Collected material:
>> begin

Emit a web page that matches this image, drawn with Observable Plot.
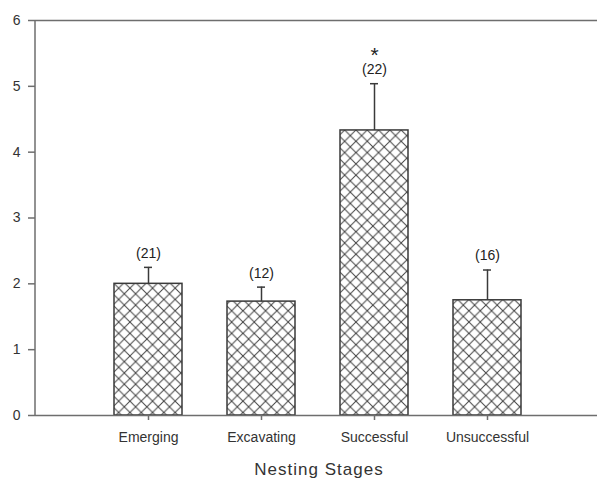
<!DOCTYPE html>
<html>
<head>
<meta charset="utf-8">
<script src="https://cdn.jsdelivr.net/npm/d3@7"></script>
<script src="https://cdn.jsdelivr.net/npm/@observablehq/plot@0.6"></script>
<style>
  html, body { margin: 0; padding: 0; background: #fff; }
  #chart { width: 600px; height: 481px; }
</style>
</head>
<body>
<div id="chart"></div>
<script>
const stages = ["Emerging", "Excavating", "Successful", "Unsuccessful"];
const means = [2.0, 1.73, 4.33, 1.75];
const errors = [0.25, 0.22, 0.71, 0.46];
const sampleSizes = ["(21)", "(12)", "(22)", "(16)"];
const significance = ["", "", "*", ""];
const yTicks = [0, 1, 2, 3, 4, 5, 6];

const data = stages.map((s, i) => ({
  stage: s, mean: means[i], top: means[i] + errors[i],
  n: sampleSizes[i], sig: significance[i]
}));

const axisColor = "#6e6e6e";
const font = "'Liberation Sans', Arial, sans-serif";

const plot = Plot.plot({
  width: 600,
  height: 481,
  marginTop: 20,
  marginBottom: 66,
  marginLeft: 35,
  marginRight: 3,
  style: { fontFamily: font, fontSize: "14px", color: "#333", background: "#fff" },
  x: { domain: stages, paddingInner: 0.4, paddingOuter: 0.68, align: 0.51, label: null },
  y: { domain: [0, 6], label: null },
  marks: [
    Plot.axisY({ ticks: yTicks, tickFormat: "d", tickSize: 7, tickPadding: 8, stroke: axisColor, strokeWidth: 1.5, fill: "#333", fontSize: 14, label: null }),
    Plot.axisX({ tickSize: 5, tickPadding: 12, stroke: axisColor, strokeWidth: 1.5, fill: "#333", fontSize: 14, letterSpacing: 1, label: null }),
    Plot.barY(data, { x: "stage", y: "mean", fill: "url(#crosshatch)", stroke: "#3a3a3a", strokeWidth: 1.5 }),
    Plot.ruleX(data, { x: "stage", y1: "mean", y2: "top", stroke: "#3a3a3a", strokeWidth: 1.5 }),
    Plot.tickY(data, { x: "stage", y: "top", stroke: "#3a3a3a", strokeWidth: 1.5, inset: 30 }),
    Plot.text(data, { x: "stage", y: "top", text: "n", dy: -14, fill: "#222", fontSize: 14, letterSpacing: 0.5 }),
    Plot.text(data, { x: "stage", y: "top", text: "sig", dy: -22, lineAnchor: "bottom", fill: "#222", fontSize: 21 }),
    Plot.ruleY([0], { stroke: axisColor, strokeWidth: 1.5 }),
    Plot.ruleY([6], { stroke: axisColor, strokeWidth: 1.5 })
  ]
});

// crosshatch pattern
const ns = "http://www.w3.org/2000/svg";
const defs = document.createElementNS(ns, "defs");
const pat = document.createElementNS(ns, "pattern");
pat.setAttribute("id", "crosshatch");
pat.setAttribute("patternUnits", "userSpaceOnUse");
pat.setAttribute("width", "11.3");
pat.setAttribute("height", "11.3");
const bg = document.createElementNS(ns, "rect");
bg.setAttribute("width", "11.3"); bg.setAttribute("height", "11.3"); bg.setAttribute("fill", "#fff");
pat.appendChild(bg);
for (const d of ["M0,0L11.3,11.3", "M11.3,0L0,11.3"]) {
  const p = document.createElementNS(ns, "path");
  p.setAttribute("d", d);
  p.setAttribute("stroke", "#444");
  p.setAttribute("stroke-width", "1");
  pat.appendChild(p);
}
defs.appendChild(pat);
plot.insertBefore(defs, plot.firstChild);

// left axis frame line
const yScale = plot.scale("y");
const line = document.createElementNS(ns, "line");
line.setAttribute("x1", 35); line.setAttribute("x2", 35);
line.setAttribute("y1", yScale.apply(0)); line.setAttribute("y2", yScale.apply(6));
line.setAttribute("stroke", axisColor); line.setAttribute("stroke-width", 1.5);
plot.appendChild(line);

// x axis title
const title = document.createElementNS(ns, "text");
title.setAttribute("x", 319); title.setAttribute("y", 471);
title.setAttribute("text-anchor", "middle"); title.setAttribute("dominant-baseline", "middle");
title.setAttribute("font-size", "17"); title.setAttribute("fill", "#333");
title.setAttribute("letter-spacing", "1");
title.setAttribute("font-family", font);
title.textContent = "Nesting Stages";
plot.appendChild(title);

document.getElementById("chart").appendChild(plot);
</script>
</body>
</html>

>> end

Request: Copy the material shown above in full and exactly. Skip the pictures.

Written answer:
Emit a web page that matches this image, drawn with Observable Plot.
<!DOCTYPE html>
<html>
<head>
<meta charset="utf-8">
<script src="https://cdn.jsdelivr.net/npm/d3@7"></script>
<script src="https://cdn.jsdelivr.net/npm/@observablehq/plot@0.6"></script>
<style>
  html, body { margin: 0; padding: 0; background: #fff; }
  #chart { width: 600px; height: 481px; }
</style>
</head>
<body>
<div id="chart"></div>
<script>
const stages = ["Emerging", "Excavating", "Successful", "Unsuccessful"];
const means = [2.0, 1.73, 4.33, 1.75];
const errors = [0.25, 0.22, 0.71, 0.46];
const sampleSizes = ["(21)", "(12)", "(22)", "(16)"];
const significance = ["", "", "*", ""];
const yTicks = [0, 1, 2, 3, 4, 5, 6];

const data = stages.map((s, i) => ({
  stage: s, mean: means[i], top: means[i] + errors[i],
  n: sampleSizes[i], sig: significance[i]
}));

const axisColor = "#6e6e6e";
const font = "'Liberation Sans', Arial, sans-serif";

const plot = Plot.plot({
  width: 600,
  height: 481,
  marginTop: 20,
  marginBottom: 66,
  marginLeft: 35,
  marginRight: 3,
  style: { fontFamily: font, fontSize: "14px", color: "#333", background: "#fff" },
  x: { domain: stages, paddingInner: 0.4, paddingOuter: 0.68, align: 0.51, label: null },
  y: { domain: [0, 6], label: null },
  marks: [
    Plot.axisY({ ticks: yTicks, tickFormat: "d", tickSize: 7, tickPadding: 8, stroke: axisColor, strokeWidth: 1.5, fill: "#333", fontSize: 14, label: null }),
    Plot.axisX({ tickSize: 5, tickPadding: 12, stroke: axisColor, strokeWidth: 1.5, fill: "#333", fontSize: 14, letterSpacing: 1, label: null }),
    Plot.barY(data, { x: "stage", y: "mean", fill: "url(#crosshatch)", stroke: "#3a3a3a", strokeWidth: 1.5 }),
    Plot.ruleX(data, { x: "stage", y1: "mean", y2: "top", stroke: "#3a3a3a", strokeWidth: 1.5 }),
    Plot.tickY(data, { x: "stage", y: "top", stroke: "#3a3a3a", strokeWidth: 1.5, inset: 30 }),
    Plot.text(data, { x: "stage", y: "top", text: "n", dy: -14, fill: "#222", fontSize: 14, letterSpacing: 0.5 }),
    Plot.text(data, { x: "stage", y: "top", text: "sig", dy: -22, lineAnchor: "bottom", fill: "#222", fontSize: 21 }),
    Plot.ruleY([0], { stroke: axisColor, strokeWidth: 1.5 }),
    Plot.ruleY([6], { stroke: axisColor, strokeWidth: 1.5 })
  ]
});

// crosshatch pattern
const ns = "http://www.w3.org/2000/svg";
const defs = document.createElementNS(ns, "defs");
const pat = document.createElementNS(ns, "pattern");
pat.setAttribute("id", "crosshatch");
pat.setAttribute("patternUnits", "userSpaceOnUse");
pat.setAttribute("width", "11.3");
pat.setAttribute("height", "11.3");
const bg = document.createElementNS(ns, "rect");
bg.setAttribute("width", "11.3"); bg.setAttribute("height", "11.3"); bg.setAttribute("fill", "#fff");
pat.appendChild(bg);
for (const d of ["M0,0L11.3,11.3", "M11.3,0L0,11.3"]) {
  const p = document.createElementNS(ns, "path");
  p.setAttribute("d", d);
  p.setAttribute("stroke", "#444");
  p.setAttribute("stroke-width", "1");
  pat.appendChild(p);
}
defs.appendChild(pat);
plot.insertBefore(defs, plot.firstChild);

// left axis frame line
const yScale = plot.scale("y");
const line = document.createElementNS(ns, "line");
line.setAttribute("x1", 35); line.setAttribute("x2", 35);
line.setAttribute("y1", yScale.apply(0)); line.setAttribute("y2", yScale.apply(6));
line.setAttribute("stroke", axisColor); line.setAttribute("stroke-width", 1.5);
plot.appendChild(line);

// x axis title
const title = document.createElementNS(ns, "text");
title.setAttribute("x", 319); title.setAttribute("y", 471);
title.setAttribute("text-anchor", "middle"); title.setAttribute("dominant-baseline", "middle");
title.setAttribute("font-size", "17"); title.setAttribute("fill", "#333");
title.setAttribute("letter-spacing", "1");
title.setAttribute("font-family", font);
title.textContent = "Nesting Stages";
plot.appendChild(title);

document.getElementById("chart").appendChild(plot);
</script>
</body>
</html>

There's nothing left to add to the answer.